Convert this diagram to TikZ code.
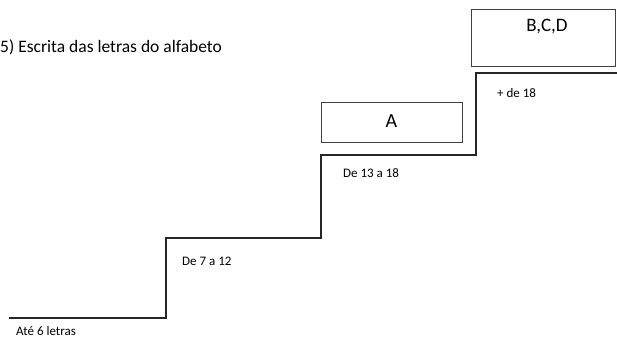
\documentclass[tikz,border=0pt]{standalone}
\usepackage{fontspec}
\setmainfont{Carlito}
\begin{document}
\begin{tikzpicture}[x=1pt,y=-1pt,
  lbl/.style={anchor=west,inner sep=0pt,font=\fontsize{13}{15}\selectfont},
  boxnode/.style={draw=black!75,line width=0.9pt,inner sep=0pt},
  stair/.style={draw=black!85,line width=2pt,line join=miter}]
\useasboundingbox (0,0) rectangle (617,346);
\clip (0,0) rectangle (617,346);
% title
\node[anchor=west,inner sep=0pt,font=\fontsize{17.5}{20}\selectfont] (title) at (0,47) {5) Escrita das letras do alfabeto};
% boxes
\node[boxnode,minimum width=141pt,minimum height=40pt] (boxA) at (391.5,122) {};
\node[font=\fontsize{20}{23}\selectfont,inner sep=0pt] (tA) at (391.5,121) {A};
\node[boxnode,minimum width=144pt,minimum height=57pt,anchor=north west] (boxB) at (471,9) {};
\node[font=\fontsize{19}{22}\selectfont,inner sep=0pt] (tB) at (547,27) {B,C,D};
% stairs
\coordinate (s0) at (9,318);
\coordinate (s1) at (166,318);
\coordinate (s2) at (166,238);
\coordinate (s3) at (321,238);
\coordinate (s4) at (321,155);
\coordinate (s5) at (476,155);
\coordinate (s6) at (476,73);
\coordinate (s7) at (620,73);
\draw[stair] (s0) -- (s1) -- (s2) -- (s3) -- (s4) -- (s5) -- (s6) -- (s7);
% labels
\node[lbl] (l1) at (16,331) {Até 6 letras};
\node[lbl] (l2) at (182,261) {De 7 a 12};
\node[lbl] (l3) at (343,173) {De 13 a 18};
\node[lbl] (l4) at (497,93) {+ de 18};
\end{tikzpicture}
\end{document}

☆ ☆ ☆

_Stated exercise_. Give every line back word for word and leave the pictures out.

_Reply to the exercise_.
Convert this diagram to TikZ code.
\documentclass[tikz,border=0pt]{standalone}
\usepackage{fontspec}
\setmainfont{Carlito}
\begin{document}
\begin{tikzpicture}[x=1pt,y=-1pt,
  lbl/.style={anchor=west,inner sep=0pt,font=\fontsize{13}{15}\selectfont},
  boxnode/.style={draw=black!75,line width=0.9pt,inner sep=0pt},
  stair/.style={draw=black!85,line width=2pt,line join=miter}]
\useasboundingbox (0,0) rectangle (617,346);
\clip (0,0) rectangle (617,346);
% title
\node[anchor=west,inner sep=0pt,font=\fontsize{17.5}{20}\selectfont] (title) at (0,47) {5) Escrita das letras do alfabeto};
% boxes
\node[boxnode,minimum width=141pt,minimum height=40pt] (boxA) at (391.5,122) {};
\node[font=\fontsize{20}{23}\selectfont,inner sep=0pt] (tA) at (391.5,121) {A};
\node[boxnode,minimum width=144pt,minimum height=57pt,anchor=north west] (boxB) at (471,9) {};
\node[font=\fontsize{19}{22}\selectfont,inner sep=0pt] (tB) at (547,27) {B,C,D};
% stairs
\coordinate (s0) at (9,318);
\coordinate (s1) at (166,318);
\coordinate (s2) at (166,238);
\coordinate (s3) at (321,238);
\coordinate (s4) at (321,155);
\coordinate (s5) at (476,155);
\coordinate (s6) at (476,73);
\coordinate (s7) at (620,73);
\draw[stair] (s0) -- (s1) -- (s2) -- (s3) -- (s4) -- (s5) -- (s6) -- (s7);
% labels
\node[lbl] (l1) at (16,331) {Até 6 letras};
\node[lbl] (l2) at (182,261) {De 7 a 12};
\node[lbl] (l3) at (343,173) {De 13 a 18};
\node[lbl] (l4) at (497,93) {+ de 18};
\end{tikzpicture}
\end{document}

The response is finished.